De surcroît, le consensus fait défaut entre les consommateurs. Il y en aura toujours un qui dira : « Faites ce que vous voulez, moi j’achète. » L’or des Grands Lacs, par exemple, est écoulé exclusivement vers les Émirats. Or, ceux-ci ne font pas partie de l’OCDE et ne sont donc pas assujettis à ses règles de transparence. Une partie de la contrebande d’or congolais passe par le Burundi (15 tonnes sur 40). Cela représente une valeur 660 millions d’euros, mais il est acheté à la moitié du cours mondial. Les trafiquants font donc un bénéfice qui peut atteindre 330 millions d’euros ! De quoi acheter beaucoup de complicités… La Commission européenne et les États-Unis voudraient imposer aux Chinois l’entrée dans le système de certification. Mais cette stratégie se heurte à un autre obstacle. Car certains pays servent de « blanchisserie », comme le Kazakhstan, plate-forme de transit du tantale, où le minerai des Grands Lacs est mélangé au tantale russe et repart ailleurs, sous une étiquette neutre…
Dans l’Union européenne (UE), il existe des divergences importantes entre les pays sur la pertinence de l’imposition d’un système analogue à celui en vigueur aux États-Unis. L’Allemagne, naguère premier raffineur mondial du tantale, est réticente.
La grande faiblesse de la loi américaine est aussi qu’elle est unilatérale et non négociée. Elle apparaît comme le réflexe d’un autre temps, une forme de paternalisme, juge le géologue belge. La RDC comme acteur politique n’est pas suffisamment impliquée. Aujourd’hui, ni l’Europe ni les États-Unis n’ont plus de grandes compagnies minières et, de ce fait, elles n’ont plus les leviers suffisants pour imposer leur volonté.

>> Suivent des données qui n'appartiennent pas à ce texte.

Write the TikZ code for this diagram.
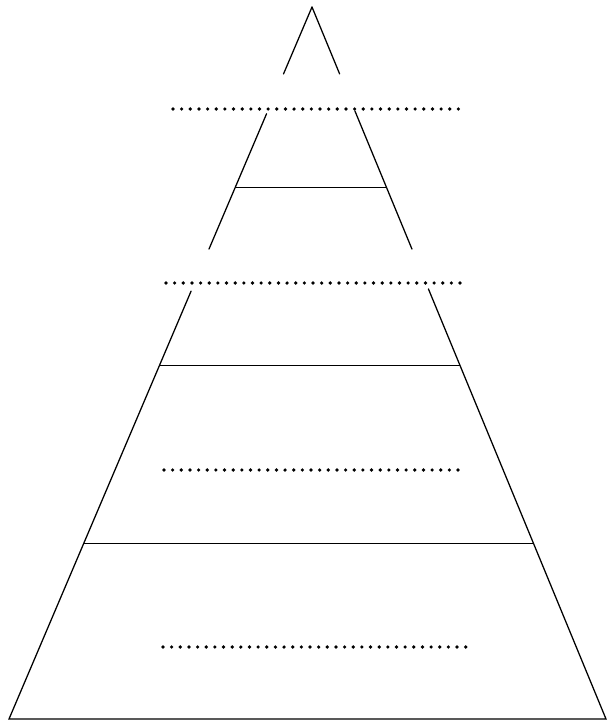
\documentclass[tikz,border=0pt]{standalone}
\usepackage{tikz}
\usetikzlibrary{calc}

\begin{document}
\begin{tikzpicture}[
    x=0.025cm, y=-0.025cm,
    side/.style={line width=0.9pt, line cap=round},
    level/.style={line width=0.9pt},
    dotrow/.style={line width=2.6pt, line cap=round, dash pattern=on 0pt off 6.15pt}
]
\useasboundingbox (0,0) rectangle (613,723);

% Outline of the pyramid
\coordinate (apex) at (312,7);
\coordinate (bl) at (9,719);
\coordinate (br) at (606,719);

% Top piece
\draw[side] (apex) -- ($(apex)!0.094!(bl)$);
\draw[side] (apex) -- ($(apex)!0.094!(br)$);

% Middle piece
\draw[side] ($(apex)!0.150!(bl)$) -- ($(apex)!0.340!(bl)$);
\draw[side] ($(apex)!0.146!(br)$) -- ($(apex)!0.340!(br)$);
\draw[level] ($(apex)!0.253!(bl)$) -- ($(apex)!0.253!(br)$);

% Lower piece
\draw[side] ($(apex)!0.399!(bl)$) -- (bl) -- (br) -- ($(apex)!0.396!(br)$);
\draw[level] ($(apex)!0.503!(bl)$) -- ($(apex)!0.503!(br)$);
\draw[level] ($(apex)!0.753!(bl)$) -- ($(apex)!0.753!(br)$);

% Dotted rows
\coordinate (d1l) at (173,109);
\coordinate (d1r) at (460,109);
\coordinate (d2l) at (166,283);
\coordinate (d2r) at (462,283);
\coordinate (d3l) at (164,470);
\coordinate (d3r) at (461,470);
\coordinate (d4l) at (163,647);
\coordinate (d4r) at (466,647);
\draw[dotrow] (d1l) -- (d1r);
\draw[dotrow] (d2l) -- (d2r);
\draw[dotrow] (d3l) -- (d3r);
\draw[dotrow] (d4l) -- (d4r);

\end{tikzpicture}
\end{document}
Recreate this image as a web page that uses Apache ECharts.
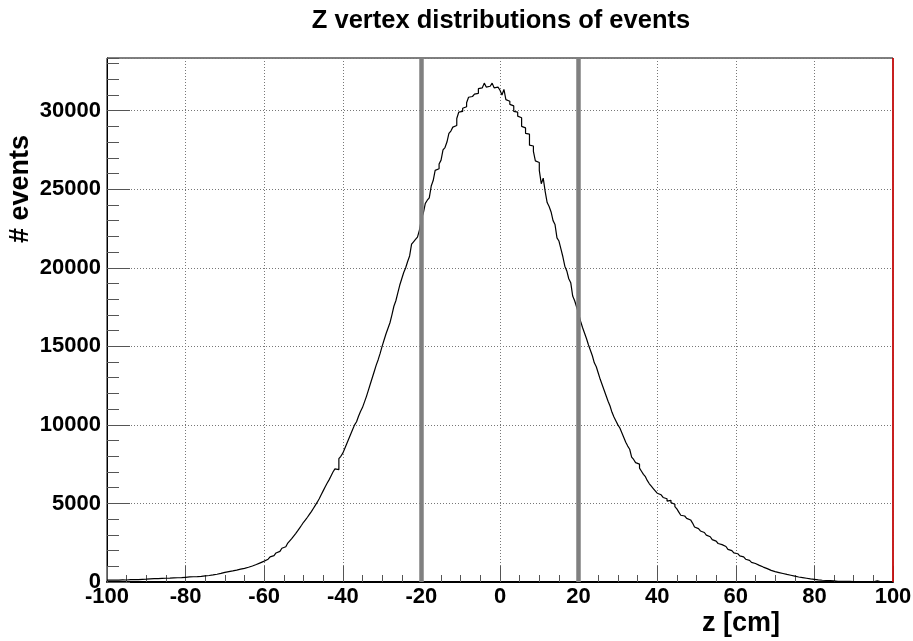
<!DOCTYPE html>
<html><head><meta charset="utf-8">
<script src="https://cdn.jsdelivr.net/npm/echarts@6/dist/echarts.min.js"></script>
<style>html,body{margin:0;padding:0;background:#fff}#c{width:913px;height:641px}</style>
</head><body><div id="c"></div>
<script>
const chartTitle = 'Z vertex distributions of events';
const xTitle = 'z [cm]';
const yTitle = '# events';
const binLow = -100;
const binWidth = 0.5;
const counts = [
115,120,112,128,125,118,135,130,140,128,142,150,145,155,160,150,165,172,168,180,
190,200,195,210,205,220,215,230,225,240,235,250,245,262,255,270,280,275,290,300,
310,325,318,335,345,340,360,355,375,390,400,415,430,450,470,495,520,550,580,615,
640,665,690,710,735,760,790,815,845,870,900,940,975,1020,1060,1110,1160,1220,1270,1330,
1390,1450,1520,1600,1680,1760,1850,1950,2050,2150,2240,2360,2480,2620,2760,2920,3080,3250,3430,3610,
3800,3950,4120,4300,4480,4680,4880,5080,5300,5550,5800,6050,6280,6500,6750,7000,7200,7150,7850,8000,
8200,8500,8800,9100,9400,9700,10000,10200,10550,10850,11100,11450,11800,12200,12600,13000,13400,13800,14150,14550,
15000,15400,15800,16150,16500,17000,17550,17900,18400,18900,19300,19700,20000,20400,20750,21500,21650,21800,21950,22400,
23100,23500,24100,24300,24450,25200,25550,26200,26300,26600,26850,27500,27650,28000,28550,28700,28950,29050,29500,29900,
29950,30150,30250,30500,30850,30900,30950,31050,31100,31400,31450,31500,31750,31500,31550,31450,31750,31450,31500,31400,
31300,31000,31350,30700,30600,30400,30300,29950,29900,29650,29550,29000,28900,28550,28500,27800,27750,27400,26800,26700,
26200,25350,25700,24850,24150,23900,23550,23000,22750,21900,21700,21200,20700,20100,19800,19300,19050,18200,17900,17500,
17100,16600,16200,15850,15500,15100,14750,14400,13950,13700,13300,12900,12550,12200,11850,11500,11200,10800,10500,10250,
10000,9800,9500,9200,8900,8650,8450,7950,7800,7600,7500,7250,7050,6850,6700,6450,6250,6100,5950,5800,
5650,5550,5450,5380,5300,5150,5200,5050,4950,4800,4650,4450,4250,4200,4100,4050,3950,3900,3750,3500,
3400,3300,3250,3150,3050,2980,2880,2800,2700,2600,2530,2450,2380,2320,2260,2150,2080,2000,1930,1850,
1800,1730,1660,1600,1530,1450,1380,1300,1250,1180,1130,1060,990,950,900,850,790,740,700,660,
630,600,570,540,510,480,455,430,400,375,350,320,300,280,260,240,215,195,180,165,
150,135,115,110,100,95,90,90,80,70,55,45,45,40,40,38,35,35,32,30,
30,28,30,25,28,25,22,20,60,15,18,70,20,15,12,10,10,8,8,5
];
const cutLines = [-20, 20];
const edgeLines = [100];
const xRange = [-100, 100];
const yRange = [0, 33350];

const FONT = 'Liberation Sans, Arial, sans-serif';
const pts = counts.map((v, i) => [binLow + i * binWidth, v]);
pts.push([binLow + counts.length * binWidth, counts[counts.length - 1]]);

const chart = echarts.init(document.getElementById('c'), null, {renderer: 'canvas'});
const dotted = {color: '#777', width: 1, type: [1, 2]};
const plain = v => String(v);
chart.setOption({
  animation: false,
  backgroundColor: '#fff',
  grid: {left: 107, right: 20, top: 58, bottom: 59, show: true, borderColor: '#000', borderWidth: 1,
    containLabel: false, outerBoundsMode: 'none'},
  xAxis: {
    type: 'value', min: xRange[0], max: xRange[1], interval: 20,
    axisLine: {show: true, onZero: false, lineStyle: {color: '#000', width: 2}},
    axisTick: {show: true, inside: true, length: 16, lineStyle: {color: '#555', width: 1}},
    minorTick: {show: true, splitNumber: 4, length: 7, lineStyle: {color: '#555', width: 1}},
    axisLabel: {show: true, margin: 4, fontFamily: FONT, fontWeight: 'bold', fontSize: 22, color: '#000',
      showMinLabel: true, showMaxLabel: true, formatter: plain},
    splitLine: {show: true, lineStyle: dotted}
  },
  yAxis: [{
    type: 'value', min: yRange[0], max: yRange[1], interval: 5000, position: 'left',
    axisLine: {show: true, onZero: false, lineStyle: {color: '#000', width: 1}},
    axisTick: {show: true, inside: true, length: 23, lineStyle: {color: '#555', width: 1}},
    axisLabel: {show: true, margin: 6, fontFamily: FONT, fontWeight: 'bold', fontSize: 22, color: '#000',
      showMaxLabel: false, showMinLabel: true, formatter: plain},
    splitLine: {show: true, lineStyle: dotted}
  }, {
    type: 'value', min: yRange[0], max: yRange[1], interval: 1000, position: 'left', offset: 0,
    axisLine: {show: false, onZero: false},
    axisTick: {show: true, inside: true, length: 12, lineStyle: {color: '#555', width: 1}},
    axisLabel: {show: false},
    splitLine: {show: false}
  }],
  graphic: [
    {type: 'text', x: 501, y: 21,
      style: {text: chartTitle, font: 'bold 25.5px ' + FONT, fill: '#000', align: 'center', verticalAlign: 'middle'}},
    {type: 'text', x: 21, y: 189, rotation: Math.PI / 2,
      style: {text: yTitle, font: 'bold 27px ' + FONT, fill: '#000', align: 'center', verticalAlign: 'middle'}},
    {type: 'text', x: 741, y: 624,
      style: {text: xTitle, font: 'bold 27px ' + FONT, fill: '#000', align: 'center', verticalAlign: 'middle'}}
  ],
  series: [{
    type: 'line', data: pts, step: 'end', symbol: 'none', showSymbol: false,
    xAxisIndex: 0, yAxisIndex: 0,
    lineStyle: {color: '#000', width: 1.2},
    markLine: {
      silent: true, symbol: ['none', 'none'], label: {show: false}, animation: false,
      data: cutLines.map(v => ({xAxis: v, lineStyle: {color: '#808080', width: 4.5, type: 'solid'}}))
        .concat(edgeLines.map(v => ({xAxis: v, lineStyle: {color: '#e00000', width: 1.5, type: 'solid'}})))
    }
  }]
});
</script></body></html>
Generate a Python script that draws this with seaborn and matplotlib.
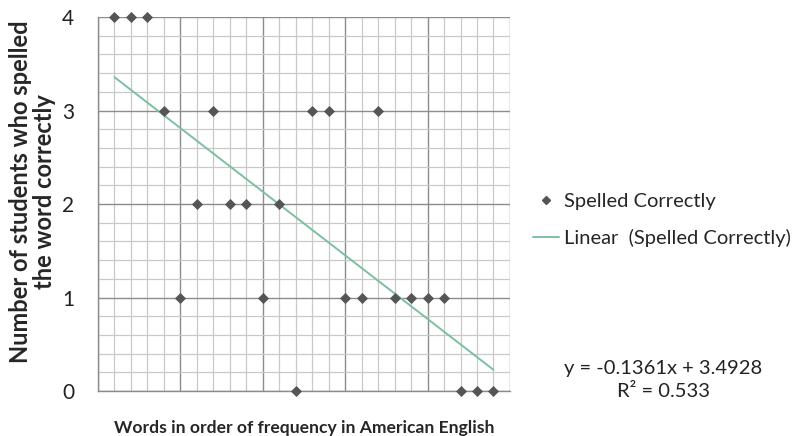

Enfin, on peut se demander si la loi américaine n’a pas été contre-productive. À l’OCDE, on s’est réjoui du fait que le volume des transactions légales ait fortement baissé – 90 % depuis son entrée en vigueur. Mais le problème est que le volume des transactions illégales a entre-temps augmenté de façon vertigineuse. Cette législation, en fait, a contribué au développement d’une économie souterraine. En outre, comme les Chinois continuent d’acheter les minerais non étiquetés à 30 % et à 50 %, et comme la part des Grands Lacs dans la production mondiale est suffisante pour que l’effet de ce dumping se fasse sentir, le résultat est qu’on a dû fermer des mines de tantale en Australie ! Ce n’était sans doute pas l’effet recherché par les ONG américaines comme Enough et consorts qui, naïvement, avaient cru pouvoir en finir avec la guerre par ce genre d’expédient. La récente mutinerie du M23 a également démontré qu’en termes d’efficacité contre les conflits, la loi américaine agissait comme un cataplasme sur une jambe de bois.